About the state of Sicily he was under no illusions: for over thirty years–ever since the death of William the Good in 1189–it had been in chaos. His father’s reign of terror had only increased the unruliness and dissatisfaction; then there had been his own minority–his mother as regent had barely succeeded in holding things together–followed by his long absence in Germany, during which the state had survived more in name than anything else. As the most urgent priority, order must be restored; it was with what are known as the Assizes of Capua that Frederick took the first steps in doing so, promulgating–in no less than twenty chapters–a series of laws that he must have pondered for many months before, laws which laid down the foundations for the national regeneration that was to continue for the rest of his reign. Essentially, they involved a return to the status quo existing at the time of William’s death, and a recentralisation of power under the Crown. The most far-reaching law of all was the
de resignandis privilegiis
, which decreed that all privileges, however small or seemingly insignificant, granted to any person or institution since that time should be submitted to the Royal Chancery for confirmation before the spring of 1221. Obviously, this edict fell hardest on the chief recipients of such privileges, who also constituted the most serious threat to the supremacy of the Crown: the nobility and the Church. For the nobility, moreover, there were two additional blows. No holder of a fief was permitted to marry, nor his children to inherit, without the consent of his sovereign. And all castles built anywhere in the kingdom since King William’s death were automatically forfeit to the Crown.

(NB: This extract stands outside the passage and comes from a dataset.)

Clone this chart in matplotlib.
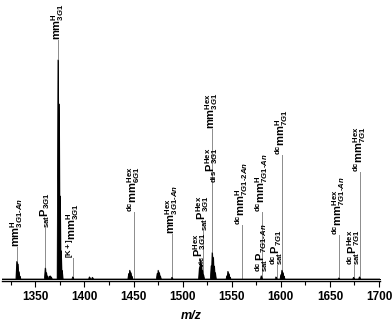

The proceedings at Capua were repeated, if on a slightly more modest scale, in the following months at Messina, Catania and Palermo; the Emperor then moved on to Syracuse, where he had serious business with the Genoese. Genoa had always been his friend, but as long ago as 1204 Genoese merchants had virtually taken possession of the city, from which they had spread their influence all over the island. One of the chief causes of the decline of Sicilian trade over the previous thirty years had been the fact that most of it had fallen into the hands of foreigners; there was no chance of a return to prosperity while outsiders remained in control. And so, despite the help that he had received from the Genoese on his journey to Germany, Frederick acted with characteristic firmness. He threw them out. His new laws gave him all the authority he needed. All the concessions that had been granted to Genoa, not only in Syracuse but in Palermo, Messina, Trapani and other trading centres across the island were summarily withdrawn, all Genoese depots and warehouses declared confiscate, with their contents, to the Sicilian Crown. Similar action was taken against Pisa, although the Pisan presence in Sicily was insignificant and her losses were relatively small.